◆ Work required
Repeat verbatim only the lines from the one with "Clone this chart" through the one with "import * as d3 from 'd3';", both ends kept. Pictures stay out.

Records from a data collection
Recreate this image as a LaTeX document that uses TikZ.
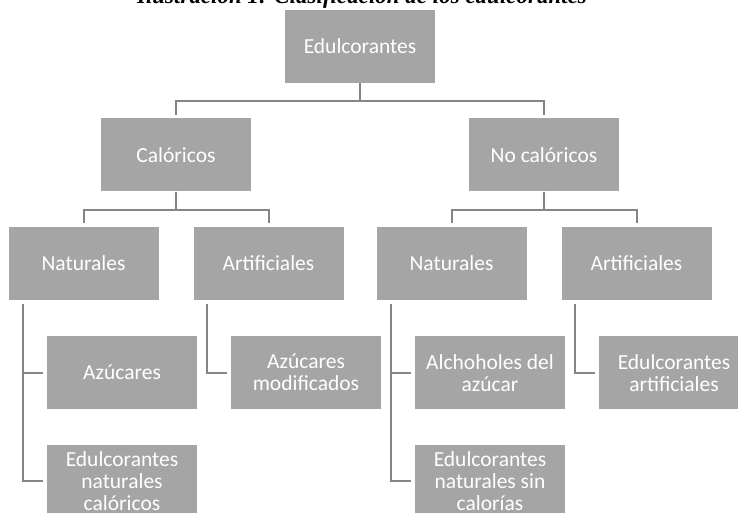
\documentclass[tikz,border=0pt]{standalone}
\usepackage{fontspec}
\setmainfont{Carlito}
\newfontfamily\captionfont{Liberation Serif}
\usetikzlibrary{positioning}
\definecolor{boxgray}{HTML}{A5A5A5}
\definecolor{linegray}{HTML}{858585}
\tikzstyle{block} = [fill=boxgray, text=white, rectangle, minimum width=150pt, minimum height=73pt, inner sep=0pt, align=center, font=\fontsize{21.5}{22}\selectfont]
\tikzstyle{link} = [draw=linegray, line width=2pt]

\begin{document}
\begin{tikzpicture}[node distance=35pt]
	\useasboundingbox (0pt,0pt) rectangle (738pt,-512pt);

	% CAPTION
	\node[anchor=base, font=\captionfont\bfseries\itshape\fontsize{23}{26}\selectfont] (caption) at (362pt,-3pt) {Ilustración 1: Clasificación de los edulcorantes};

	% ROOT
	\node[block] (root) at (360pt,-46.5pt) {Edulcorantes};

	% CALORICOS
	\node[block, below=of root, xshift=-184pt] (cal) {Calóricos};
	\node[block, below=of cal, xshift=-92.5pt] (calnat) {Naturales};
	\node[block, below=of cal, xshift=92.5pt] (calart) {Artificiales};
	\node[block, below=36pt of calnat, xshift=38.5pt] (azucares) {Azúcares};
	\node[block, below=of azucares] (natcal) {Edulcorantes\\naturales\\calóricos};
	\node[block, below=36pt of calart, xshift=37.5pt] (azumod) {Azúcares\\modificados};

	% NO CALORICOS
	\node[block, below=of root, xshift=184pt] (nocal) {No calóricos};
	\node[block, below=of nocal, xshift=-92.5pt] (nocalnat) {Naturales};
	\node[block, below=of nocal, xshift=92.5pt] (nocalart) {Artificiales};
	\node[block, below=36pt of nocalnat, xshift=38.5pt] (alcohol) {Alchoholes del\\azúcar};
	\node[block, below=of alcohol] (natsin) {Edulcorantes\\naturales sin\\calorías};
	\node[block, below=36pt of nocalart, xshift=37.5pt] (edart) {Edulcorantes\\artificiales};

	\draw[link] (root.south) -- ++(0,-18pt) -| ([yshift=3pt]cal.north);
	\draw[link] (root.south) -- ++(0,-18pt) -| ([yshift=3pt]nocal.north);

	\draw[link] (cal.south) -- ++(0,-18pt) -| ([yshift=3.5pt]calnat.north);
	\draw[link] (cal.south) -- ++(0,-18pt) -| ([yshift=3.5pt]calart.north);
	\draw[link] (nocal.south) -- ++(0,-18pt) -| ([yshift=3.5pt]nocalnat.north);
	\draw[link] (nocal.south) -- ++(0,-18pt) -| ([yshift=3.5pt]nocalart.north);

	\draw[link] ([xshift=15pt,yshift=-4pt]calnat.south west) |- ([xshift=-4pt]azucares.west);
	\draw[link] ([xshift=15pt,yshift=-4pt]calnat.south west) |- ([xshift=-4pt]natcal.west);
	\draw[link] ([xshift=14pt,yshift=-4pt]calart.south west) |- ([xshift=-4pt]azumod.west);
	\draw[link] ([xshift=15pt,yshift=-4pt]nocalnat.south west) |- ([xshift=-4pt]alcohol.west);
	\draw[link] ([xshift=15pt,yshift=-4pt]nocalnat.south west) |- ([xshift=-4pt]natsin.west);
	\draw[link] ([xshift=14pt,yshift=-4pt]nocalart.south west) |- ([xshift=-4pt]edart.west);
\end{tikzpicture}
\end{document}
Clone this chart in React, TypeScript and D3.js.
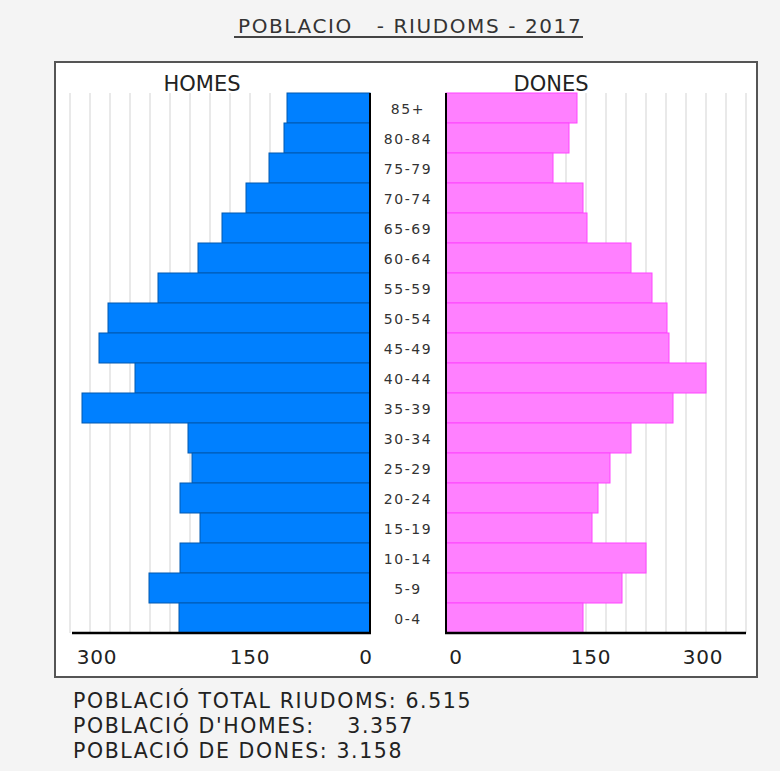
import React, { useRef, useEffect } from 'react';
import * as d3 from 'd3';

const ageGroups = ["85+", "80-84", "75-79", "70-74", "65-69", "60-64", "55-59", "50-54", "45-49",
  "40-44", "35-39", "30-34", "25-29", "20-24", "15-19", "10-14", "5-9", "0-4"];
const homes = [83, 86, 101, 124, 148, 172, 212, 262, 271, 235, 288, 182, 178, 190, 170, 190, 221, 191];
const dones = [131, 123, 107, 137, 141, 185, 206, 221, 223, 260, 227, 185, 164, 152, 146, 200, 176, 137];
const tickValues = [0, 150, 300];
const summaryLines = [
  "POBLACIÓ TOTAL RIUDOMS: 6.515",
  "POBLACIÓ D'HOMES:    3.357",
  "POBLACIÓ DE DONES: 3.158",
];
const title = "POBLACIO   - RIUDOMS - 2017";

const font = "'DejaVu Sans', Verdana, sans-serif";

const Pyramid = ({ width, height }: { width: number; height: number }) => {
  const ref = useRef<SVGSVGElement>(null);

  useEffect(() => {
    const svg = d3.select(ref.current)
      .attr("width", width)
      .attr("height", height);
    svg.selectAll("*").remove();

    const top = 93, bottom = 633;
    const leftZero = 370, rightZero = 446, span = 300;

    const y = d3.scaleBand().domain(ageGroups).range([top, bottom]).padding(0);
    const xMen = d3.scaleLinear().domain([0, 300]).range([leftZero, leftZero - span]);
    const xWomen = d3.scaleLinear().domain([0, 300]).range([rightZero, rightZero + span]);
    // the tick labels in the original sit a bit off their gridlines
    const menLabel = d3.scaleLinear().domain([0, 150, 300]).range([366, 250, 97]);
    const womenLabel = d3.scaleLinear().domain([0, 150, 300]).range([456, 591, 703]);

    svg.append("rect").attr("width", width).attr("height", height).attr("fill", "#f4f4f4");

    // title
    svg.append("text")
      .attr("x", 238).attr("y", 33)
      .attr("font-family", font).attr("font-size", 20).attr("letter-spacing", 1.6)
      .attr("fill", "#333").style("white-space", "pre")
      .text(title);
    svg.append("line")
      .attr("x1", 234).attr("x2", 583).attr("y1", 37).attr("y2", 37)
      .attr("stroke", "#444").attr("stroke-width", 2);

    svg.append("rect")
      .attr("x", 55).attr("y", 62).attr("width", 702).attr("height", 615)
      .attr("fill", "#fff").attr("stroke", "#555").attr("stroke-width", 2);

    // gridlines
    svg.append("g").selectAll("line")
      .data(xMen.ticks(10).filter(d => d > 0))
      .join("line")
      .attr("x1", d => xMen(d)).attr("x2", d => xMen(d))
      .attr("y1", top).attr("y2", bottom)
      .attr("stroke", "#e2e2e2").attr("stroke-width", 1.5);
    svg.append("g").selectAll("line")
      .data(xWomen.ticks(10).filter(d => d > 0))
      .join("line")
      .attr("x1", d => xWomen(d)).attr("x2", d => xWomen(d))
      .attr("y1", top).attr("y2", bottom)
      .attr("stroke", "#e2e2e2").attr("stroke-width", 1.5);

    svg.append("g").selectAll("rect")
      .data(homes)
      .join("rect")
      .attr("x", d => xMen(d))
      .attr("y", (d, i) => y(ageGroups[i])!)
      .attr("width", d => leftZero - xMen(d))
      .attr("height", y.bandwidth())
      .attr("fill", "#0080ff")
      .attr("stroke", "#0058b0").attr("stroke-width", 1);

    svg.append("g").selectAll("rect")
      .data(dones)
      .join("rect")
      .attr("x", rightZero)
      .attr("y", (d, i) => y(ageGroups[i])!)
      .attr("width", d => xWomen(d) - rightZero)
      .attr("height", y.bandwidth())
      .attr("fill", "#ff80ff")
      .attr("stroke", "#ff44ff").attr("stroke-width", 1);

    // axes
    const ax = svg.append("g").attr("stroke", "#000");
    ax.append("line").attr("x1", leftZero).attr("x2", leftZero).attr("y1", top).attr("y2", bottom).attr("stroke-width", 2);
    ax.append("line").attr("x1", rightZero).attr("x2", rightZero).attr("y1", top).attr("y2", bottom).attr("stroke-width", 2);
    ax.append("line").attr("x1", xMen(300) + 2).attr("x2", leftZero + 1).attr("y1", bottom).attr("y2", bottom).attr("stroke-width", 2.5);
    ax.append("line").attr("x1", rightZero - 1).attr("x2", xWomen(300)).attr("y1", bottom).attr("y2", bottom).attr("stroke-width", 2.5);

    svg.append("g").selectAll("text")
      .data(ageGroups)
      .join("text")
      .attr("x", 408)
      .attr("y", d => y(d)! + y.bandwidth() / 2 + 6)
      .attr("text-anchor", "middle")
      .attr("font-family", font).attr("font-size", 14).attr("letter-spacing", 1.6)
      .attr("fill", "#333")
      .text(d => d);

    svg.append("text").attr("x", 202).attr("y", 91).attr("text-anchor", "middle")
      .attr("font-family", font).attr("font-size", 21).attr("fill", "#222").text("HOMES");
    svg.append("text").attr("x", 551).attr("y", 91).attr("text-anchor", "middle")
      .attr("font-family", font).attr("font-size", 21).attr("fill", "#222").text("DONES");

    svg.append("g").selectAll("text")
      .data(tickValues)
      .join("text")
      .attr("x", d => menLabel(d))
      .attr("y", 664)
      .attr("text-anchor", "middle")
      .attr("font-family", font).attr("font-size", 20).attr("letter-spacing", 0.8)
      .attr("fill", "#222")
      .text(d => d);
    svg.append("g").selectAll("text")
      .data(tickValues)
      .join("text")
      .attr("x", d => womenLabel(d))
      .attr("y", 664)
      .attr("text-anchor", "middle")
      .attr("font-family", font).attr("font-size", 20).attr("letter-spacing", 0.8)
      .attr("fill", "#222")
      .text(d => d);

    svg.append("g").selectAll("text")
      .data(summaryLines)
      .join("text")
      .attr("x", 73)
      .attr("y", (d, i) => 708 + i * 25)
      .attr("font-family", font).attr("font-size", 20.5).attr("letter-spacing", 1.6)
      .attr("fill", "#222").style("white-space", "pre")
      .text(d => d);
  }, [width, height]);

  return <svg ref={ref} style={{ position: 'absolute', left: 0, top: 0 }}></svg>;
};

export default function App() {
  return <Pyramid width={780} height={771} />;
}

◆ Reply
Clone this chart in React, TypeScript and D3.js.
import React, { useRef, useEffect } from 'react';
import * as d3 from 'd3';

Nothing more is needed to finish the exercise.